In the past, the term “recreational marijuana” has generally been used to mean illegal use of cannabis for purposes to get high. Today, patients are able to use cannabis under the guidance of a doctor for treatment of specific diagnosis and sicknesses. They receive a medical marijuana card (because doctors are federally banned from writing a prescription for it) and their treatment with cannabis is called “medical marijuana.” Later, marijuana also became legal for “recreational” use in states like Colorado, which meant that patients could buy it legally but did not require a doctor’s marijuana card approval. This recreational use was considered to be for the purpose of getting high, not medical treatment, the same way as alcohol can be used to become drunk.
These two categories of marijuana can be mixed up and miscategorized. For example, patients who receive medical marijuana cards can use marijuana just to get high. Alternatively, patients who buy marijuana on the street illegally may be using it to treat their pain or anxiety in a self-medicating way. The interesting thing about marijuana is that the high it produces does not exactly feel good. In fact, it can feel uncomfortable and cause paranoia and rapid heart beating (palpitations). Still, many patients appreciate the high because it helps relieve anxiety and stress. It is also frequently used to induce sleep and allow a good night’s rest. For this reason, most cannabis is actually used as a medicine, even if it traditionally would be considered recreational.

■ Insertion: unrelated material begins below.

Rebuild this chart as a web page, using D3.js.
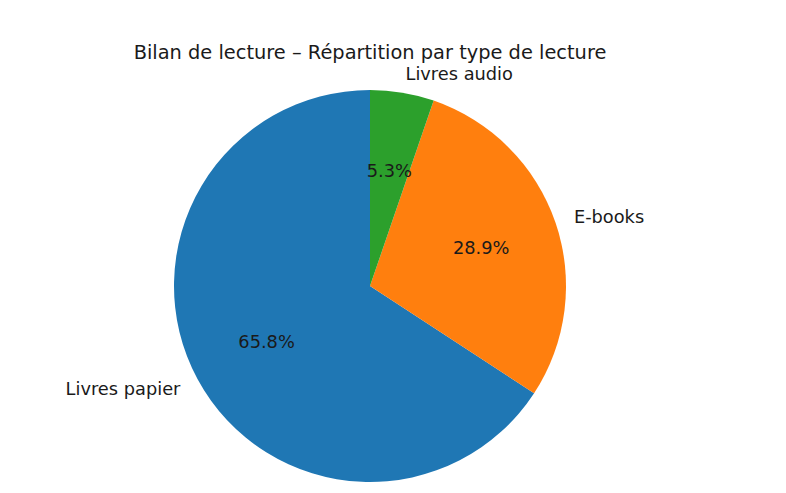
<!DOCTYPE html>
<html><head><meta charset="utf-8">
<script src="https://cdn.jsdelivr.net/npm/d3@7"></script>
<style>body{margin:0;background:#fff}svg{display:block}text{font-family:"DejaVu Sans",sans-serif;fill:#1a1a1a}</style>
</head><body><svg id="c" width="786" height="493"></svg>
<script>
const categories = ["Livres papier", "E-books", "Livres audio"];
const values = [25, 11, 2];
const colors = ["#1f77b4", "#ff7f0e", "#2ca02c"];
const title = "Bilan de lecture – Répartition par type de lecture";

const W = 786, H = 493, cx = 370, cy = 286, R = 196;
const svg = d3.select("#c");
const g = svg.append("g").attr("transform", `translate(${cx},${cy})`);

const total = d3.sum(values);
const pie = d3.pie().sort(null).value(d => d)
  .startAngle(0).endAngle(-2 * Math.PI);
const arcs = pie(values);
const arc = d3.arc().innerRadius(0).outerRadius(R);

g.selectAll("path").data(arcs).join("path")
  .attr("d", arc).attr("fill", (d, i) => colors[i]);

function pos(d, r) {
  const a = (d.startAngle + d.endAngle) / 2;
  return [r * Math.sin(a), -r * Math.cos(a)];
}

g.selectAll("text.pct").data(arcs).join("text").attr("class", "pct")
  .attr("x", d => pos(d, 0.6 * R)[0]).attr("y", d => pos(d, 0.6 * R)[1])
  .attr("text-anchor", "middle").attr("dominant-baseline", "central")
  .attr("font-size", "17.8px")
  .text(d => (d.value / total * 100).toFixed(1) + "%");

g.selectAll("text.lbl").data(arcs).join("text").attr("class", "lbl")
  .attr("x", d => pos(d, 1.1 * R)[0]).attr("y", d => pos(d, 1.1 * R)[1])
  .attr("text-anchor", d => pos(d, 1)[0] > 0 ? "start" : "end")
  .attr("dominant-baseline", "central")
  .attr("font-size", "17.8px")
  .text((d, i) => categories[i]);

svg.append("text").attr("x", cx).attr("y", 59)
  .attr("text-anchor", "middle").attr("font-size", "19.4px").text(title);
</script></body></html>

In states that have legalized recreational marijuana and medical marijuana, the prices may be different. For this reason, patients often seek a doctor for a medical marijuana card. This allows them access to medical-grade marijuana (which is usually similar in quality to recreational marijuana) for lower prices than the alternative. This saves patients a lot of money. The cost of a doctor’s appointment is far less than what is saved by getting a marijuana card.